* AVAILABLE DATA:
----

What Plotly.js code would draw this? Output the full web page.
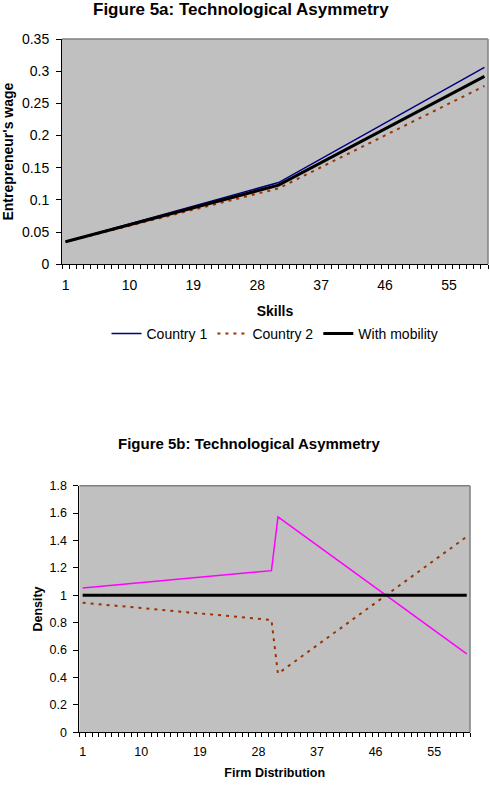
<!DOCTYPE html>
<html>
<head>
<meta charset="utf-8">
<script src="https://cdn.plot.ly/plotly-3.0.1.min.js"></script>
<style>
  html, body { margin: 0; padding: 0; background: #ffffff; }
  #chart { width: 490px; height: 801px; }
</style>
</head>
<body>
<div id="chart"></div>
<script>
// Figure 5a: entrepreneur's wage by skill level (breakpoints of each line)
const skills = [1, 31, 60];
const wageCountry1 = [0.035, 0.127, 0.306];
const wageCountry2 = [0.035, 0.118, 0.277];
const wageMobility = [0.035, 0.123, 0.292];

// Figure 5b: firm density across the distribution
const firms = [1, 30, 31, 60];
const densityCountry1 = [1.054, 1.18, 1.572, 0.572];
const densityCountry2 = [0.946, 0.82, 0.428, 1.428];
const firmsMobility = [1, 60];
const densityMobility = [1, 1];

// Category tick labels shown on both horizontal axes
const categoryTicks = [1, 10, 19, 28, 37, 46, 55];

const FONT = 'Liberation Sans, Arial, sans-serif';
const W = 490, H = 801;
const px = v => v / W;          // horizontal pixel -> paper fraction
const py = v => 1 - v / H;      // vertical pixel -> paper fraction

const BROWN = '#993300';
const DOTS = '3px,5px';

const traces = [
  { x: skills, y: wageCountry1, xaxis: 'x', yaxis: 'y', type: 'scatter', mode: 'lines',
    name: 'Country 1', line: { color: '#000080', width: 1.5 } },
  { x: skills, y: wageCountry2, xaxis: 'x', yaxis: 'y', type: 'scatter', mode: 'lines',
    name: 'Country 2', line: { color: BROWN, width: 2, dash: DOTS } },
  { x: skills, y: wageMobility, xaxis: 'x', yaxis: 'y', type: 'scatter', mode: 'lines',
    name: 'With mobility', line: { color: '#000000', width: 3 } },

  { x: firms, y: densityCountry1, xaxis: 'x2', yaxis: 'y2', type: 'scatter', mode: 'lines',
    name: 'Country 1', showlegend: false, line: { color: '#FF00FF', width: 1.5 } },
  { x: firms, y: densityCountry2, xaxis: 'x2', yaxis: 'y2', type: 'scatter', mode: 'lines',
    name: 'Country 2', showlegend: false, line: { color: BROWN, width: 2, dash: DOTS } },
  { x: firmsMobility, y: densityMobility, xaxis: 'x2', yaxis: 'y2', type: 'scatter', mode: 'lines',
    name: 'With mobility', showlegend: false, line: { color: '#000000', width: 3 } }
];

function catAxis(domain, anchor, title, titleSize, tickSize, standoff) {
  return {
    domain: domain, anchor: anchor, range: [0.5, 60.5],
    tickmode: 'array', tickvals: categoryTicks, ticktext: categoryTicks.map(String),
    ticks: '', showgrid: false, zeroline: false,
    showline: true, linecolor: '#000000', linewidth: 1,
    tickfont: { family: FONT, size: tickSize, color: '#000' },
    ticklabelstandoff: 8,
    minor: { tickmode: 'linear', tick0: 0.5, dtick: 1, ticks: 'outside', ticklen: 4,
             tickcolor: '#000000', tickwidth: 1, showgrid: false },
    title: { text: title, standoff: standoff,
             font: { family: FONT, size: titleSize, weight: 'bold', color: '#000' } },
    fixedrange: true
  };
}

function valAxis(domain, anchor, range, dtick, title, titleSize, tickSize, standoff) {
  return {
    domain: domain, anchor: anchor, range: range, tickmode: 'linear', tick0: 0, dtick: dtick,
    ticks: 'outside', ticklen: 5, tickcolor: '#000000', tickwidth: 1,
    showgrid: false, zeroline: false,
    showline: true, linecolor: '#000000', linewidth: 1,
    tickfont: { family: FONT, size: tickSize, color: '#000' },
    ticklabelstandoff: 4,
    title: { text: title, standoff: standoff,
             font: { family: FONT, size: titleSize, weight: 'bold', color: '#000' } },
    fixedrange: true
  };
}

// plot areas in pixels
const A = { l: 62, r: 488, t: 39, b: 264.3 };
const B = { l: 79.4, r: 470, t: 485.7, b: 732.3 };

const borderLine = { color: '#808080', width: 1.5 };

const layout = {
  width: W, height: H,
  margin: { l: 0, r: 0, t: 0, b: 0 },
  paper_bgcolor: '#ffffff',
  plot_bgcolor: '#C0C0C0',
  font: { family: FONT, color: '#000' },
  showlegend: true,
  legend: {
    orientation: 'h', x: px(275), xanchor: 'center', y: py(334), yanchor: 'middle',
    font: { family: FONT, size: 14, color: '#000' }, bgcolor: 'rgba(0,0,0,0)',
    itemwidth: 30, tracegroupgap: 0
  },
  xaxis: catAxis([px(A.l), px(A.r)], 'y', 'Skills', 14, 14, 14),
  yaxis: valAxis([py(A.b), py(A.t)], 'x', [0, 0.35], 0.05, "Entrepreneur's wage", 14, 14, 8),
  xaxis2: catAxis([px(B.l), px(B.r)], 'y2', 'Firm Distribution', 12.5, 12.5, 9),
  yaxis2: valAxis([py(B.b), py(B.t)], 'x2', [0, 1.8], 0.2, 'Density', 12.5, 12.5, 4),
  shapes: [
    { type: 'line', xref: 'paper', yref: 'paper', x0: px(A.l), x1: px(A.r), y0: py(A.t), y1: py(A.t), line: borderLine },
    { type: 'line', xref: 'paper', yref: 'paper', x0: px(A.r), x1: px(A.r), y0: py(A.t), y1: py(A.b), line: borderLine },
    { type: 'line', xref: 'paper', yref: 'paper', x0: px(B.l), x1: px(B.r), y0: py(B.t), y1: py(B.t), line: borderLine },
    { type: 'line', xref: 'paper', yref: 'paper', x0: px(B.r), x1: px(B.r), y0: py(B.t), y1: py(B.b), line: borderLine }
  ],
  annotations: [
    { text: 'Figure 5a: Technological Asymmetry', xref: 'paper', yref: 'paper',
      x: px(241), y: py(9), xanchor: 'center', yanchor: 'middle', showarrow: false,
      font: { family: FONT, size: 17, weight: 'bold', color: '#000' } },
    { text: 'Figure 5b: Technological Asymmetry', xref: 'paper', yref: 'paper',
      x: px(249), y: py(443), xanchor: 'center', yanchor: 'middle', showarrow: false,
      font: { family: FONT, size: 15, weight: 'bold', color: '#000' } }
  ]
};

Plotly.newPlot('chart', traces, layout, { staticPlot: true, displayModeBar: false });
</script>
</body>
</html>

----

* DIRECTIONS FOR THIS TASK:
Omitting all pictures, restate exactly the lines of the material from its start through the line that contains "const wageMobility = [0.035, 0.123, 0.292];".

* COMPLETED TASK:
What Plotly.js code would draw this? Output the full web page.
<!DOCTYPE html>
<html>
<head>
<meta charset="utf-8">
<script src="https://cdn.plot.ly/plotly-3.0.1.min.js"></script>
<style>
  html, body { margin: 0; padding: 0; background: #ffffff; }
  #chart { width: 490px; height: 801px; }
</style>
</head>
<body>
<div id="chart"></div>
<script>
// Figure 5a: entrepreneur's wage by skill level (breakpoints of each line)
const skills = [1, 31, 60];
const wageCountry1 = [0.035, 0.127, 0.306];
const wageCountry2 = [0.035, 0.118, 0.277];
const wageMobility = [0.035, 0.123, 0.292];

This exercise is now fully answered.